Resistance and Unseen Black Women’s Labor
- Addisen Mitchell
- Sep 30, 2025
- 3 min read
Updated: Oct 8, 2025
The Exhausted Legacy of Leadership, Resistance and Unpaid Labor in American Movements

In the lengthy history of resistance in America, Black women have always been leaders, organizers and innovators for their movements. Adaptability and creativity are crucial in this context, as is social awareness, all of which are necessary to locate and enact appropriate changes over time. Only this demographic has proven to have the skillset and strength to continue this legacy of persistence, but even we have started to tire. Black women have been at the front of emancipation efforts and the Civil Rights era and created Black Lives Matter (BLM) as a philosophy, but the collective is exhausted, and the 2024 presidential election was the back-breaking straw for many.
When asked about the future of resistance she said, “talk to your neighbors, who talk to their neighbors, who talk to representatives,” and stressed the need for more localized work that builds community.

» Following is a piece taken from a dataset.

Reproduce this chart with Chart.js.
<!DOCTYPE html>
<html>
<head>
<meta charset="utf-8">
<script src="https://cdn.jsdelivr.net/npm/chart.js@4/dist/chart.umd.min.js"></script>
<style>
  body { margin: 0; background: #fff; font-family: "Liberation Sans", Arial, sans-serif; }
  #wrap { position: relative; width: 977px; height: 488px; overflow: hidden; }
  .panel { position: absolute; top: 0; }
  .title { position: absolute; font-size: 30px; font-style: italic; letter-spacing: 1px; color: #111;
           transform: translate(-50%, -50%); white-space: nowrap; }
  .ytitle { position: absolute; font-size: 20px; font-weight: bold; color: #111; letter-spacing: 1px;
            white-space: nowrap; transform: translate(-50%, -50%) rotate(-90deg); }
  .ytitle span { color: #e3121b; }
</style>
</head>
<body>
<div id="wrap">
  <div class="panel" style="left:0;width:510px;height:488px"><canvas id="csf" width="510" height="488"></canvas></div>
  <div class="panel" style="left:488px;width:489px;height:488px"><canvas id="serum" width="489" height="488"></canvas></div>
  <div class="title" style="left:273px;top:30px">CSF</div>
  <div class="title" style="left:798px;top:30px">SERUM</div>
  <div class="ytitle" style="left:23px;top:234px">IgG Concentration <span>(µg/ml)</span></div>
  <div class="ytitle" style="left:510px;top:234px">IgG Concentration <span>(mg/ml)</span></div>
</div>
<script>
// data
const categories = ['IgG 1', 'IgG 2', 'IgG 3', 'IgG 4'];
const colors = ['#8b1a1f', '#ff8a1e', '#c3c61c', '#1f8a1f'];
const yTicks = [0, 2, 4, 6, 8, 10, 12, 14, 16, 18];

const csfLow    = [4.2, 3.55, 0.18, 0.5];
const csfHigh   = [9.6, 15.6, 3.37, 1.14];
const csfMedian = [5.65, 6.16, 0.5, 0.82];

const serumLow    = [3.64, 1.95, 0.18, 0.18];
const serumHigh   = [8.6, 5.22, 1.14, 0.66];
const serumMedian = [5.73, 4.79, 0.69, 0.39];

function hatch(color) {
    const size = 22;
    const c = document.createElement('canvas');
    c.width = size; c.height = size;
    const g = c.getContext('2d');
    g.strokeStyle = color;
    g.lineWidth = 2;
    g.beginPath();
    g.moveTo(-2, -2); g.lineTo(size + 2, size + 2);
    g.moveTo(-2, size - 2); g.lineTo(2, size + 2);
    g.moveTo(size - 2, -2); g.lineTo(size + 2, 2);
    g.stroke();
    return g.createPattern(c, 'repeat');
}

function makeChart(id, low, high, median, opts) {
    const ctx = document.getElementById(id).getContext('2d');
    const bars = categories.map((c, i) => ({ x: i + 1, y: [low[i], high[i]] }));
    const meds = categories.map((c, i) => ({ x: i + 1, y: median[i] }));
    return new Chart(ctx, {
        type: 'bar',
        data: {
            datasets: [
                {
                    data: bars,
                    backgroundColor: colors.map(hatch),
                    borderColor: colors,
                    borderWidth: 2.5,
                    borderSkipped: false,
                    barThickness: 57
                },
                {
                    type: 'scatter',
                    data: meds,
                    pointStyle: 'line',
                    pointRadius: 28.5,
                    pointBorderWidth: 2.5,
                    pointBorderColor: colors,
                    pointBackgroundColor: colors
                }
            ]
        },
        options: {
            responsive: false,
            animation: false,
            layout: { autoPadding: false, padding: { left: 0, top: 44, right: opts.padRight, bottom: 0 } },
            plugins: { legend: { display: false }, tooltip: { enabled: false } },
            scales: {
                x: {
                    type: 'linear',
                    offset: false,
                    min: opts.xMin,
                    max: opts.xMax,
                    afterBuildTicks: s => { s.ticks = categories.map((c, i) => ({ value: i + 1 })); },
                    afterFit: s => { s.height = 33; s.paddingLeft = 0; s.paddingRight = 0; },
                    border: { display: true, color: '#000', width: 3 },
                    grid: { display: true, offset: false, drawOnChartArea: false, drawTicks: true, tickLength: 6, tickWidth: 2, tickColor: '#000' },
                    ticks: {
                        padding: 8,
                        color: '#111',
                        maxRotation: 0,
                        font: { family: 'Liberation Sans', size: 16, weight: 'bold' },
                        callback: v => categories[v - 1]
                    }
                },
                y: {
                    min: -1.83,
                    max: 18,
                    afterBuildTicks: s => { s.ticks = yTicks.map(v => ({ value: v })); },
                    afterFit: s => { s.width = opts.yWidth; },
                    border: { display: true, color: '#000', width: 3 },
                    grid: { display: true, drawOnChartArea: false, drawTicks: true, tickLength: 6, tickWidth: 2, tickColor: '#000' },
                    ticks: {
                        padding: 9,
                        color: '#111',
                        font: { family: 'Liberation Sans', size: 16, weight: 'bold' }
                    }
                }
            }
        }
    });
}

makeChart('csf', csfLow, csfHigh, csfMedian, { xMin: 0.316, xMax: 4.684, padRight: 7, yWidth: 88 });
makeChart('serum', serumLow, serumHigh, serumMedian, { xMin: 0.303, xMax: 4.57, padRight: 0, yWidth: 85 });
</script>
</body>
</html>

Circa 2016, the most frequent and well attended demonstrations were marches — masses of citizens gathering to make a statement, yelling we wouldn’t rest until change came. But it didn’t. Rights were still stripped, people still killed in the streets. So the protestors changed instead, and By 2020, protests techniques had become more pointed. Sit-ins targeting institutions contributing to the widespread struggle became frequent even while in a pandemic because the administration’s treatment of public health had emerged as another issue. As they went on, though, these events grew increasingly dangerous for Black attendees. Cops came equipped with riot gear and white citizens drove trucks into crowds, yet those who resisted peacefully were deemed violent.
In the summer of 2020, the Armed Conflict Location and Event Data project, a self-described independent and impartial conflict monitoring service, began collecting information on political violence in the U.S. The project found the amount of BLM protests met with law enforcement was double that of right-wing demonstrations and that half of these appearances had resulted in some form of violence. Notably, rallies put together by the Proud Boys and other a far-right militant groups, had a much higher tendency toward violence themselves but were consistently met with less opposition. According to the ACLED’s study “51% of BLM protests were met with physical force … compared to 33% of right-wing demonstrations and 26% of other demonstrations,” which doesn’t account for civilian attacks. Between the government and the racist public’s responses, Black people were being beaten, stalked and killed for exercising what is supposedly a constitutional right.
Then America chose a second Trump term. When the breakdown of the November 2024 election was released, it became evident to minority groups that those Black women hoped to be allies hadn’t voted in their interest. For Black women, a group both often tasked with the care of others and has been the sustaining force of organization, this was especially disappointing. The exit poll showed Black women to have the highest concentration of Harris voters with 92%, followed by Black men at 77%. Other people of color reported significantly less Democrat votes, with Asian and Latino voters both showing around 50%, and it was a huge let down. Community organizer in Pennsylvania, Marty Nwachukwu, says she’d been apprehensive for most of the campaign: “I felt like they needed to work more for [Black women’s votes]. But in the week leading up, there was an energy around that made me hopeful, so I was devastated.” With low morale in the following days, numerous Black women declared that their practices would be changing. Our liberation efforts have been inclusive, but the data showed these efforts aren’t being proportionally reciprocated.
The poll reinforced the fear many Black women have that other people of color or other disenfranchised groups are unreliable in fights against oppression, and genuine, broadly understood intersectionality may be less attainable than previously thought. Compounded with exhaustion from years of work and the consistent threat of violence, this led to a drop in Black women’s involvement in events like rallies and marches in what’s being called the 92% Movement. Even within this, most Black women organizers have pivoted rather than completely stopping, finding and creating new methods in the interest of reprioritizing themselves and their immediate community. Nwachukwu echoed this sentiment, explaining that she now focuses more on economic education and canvassing while refraining from public demonstrations. When asked about the future of resistance she said, “talk to your neighbors, who talk to their neighbors, who talk to representatives,” and stressed the need for more localized work that builds community. While disheartened, she chose not to halt her mission but to reassess and continue on. The political landscape around resistance is volatile and ever changing and it seems Black women are the only entity capable of keeping up.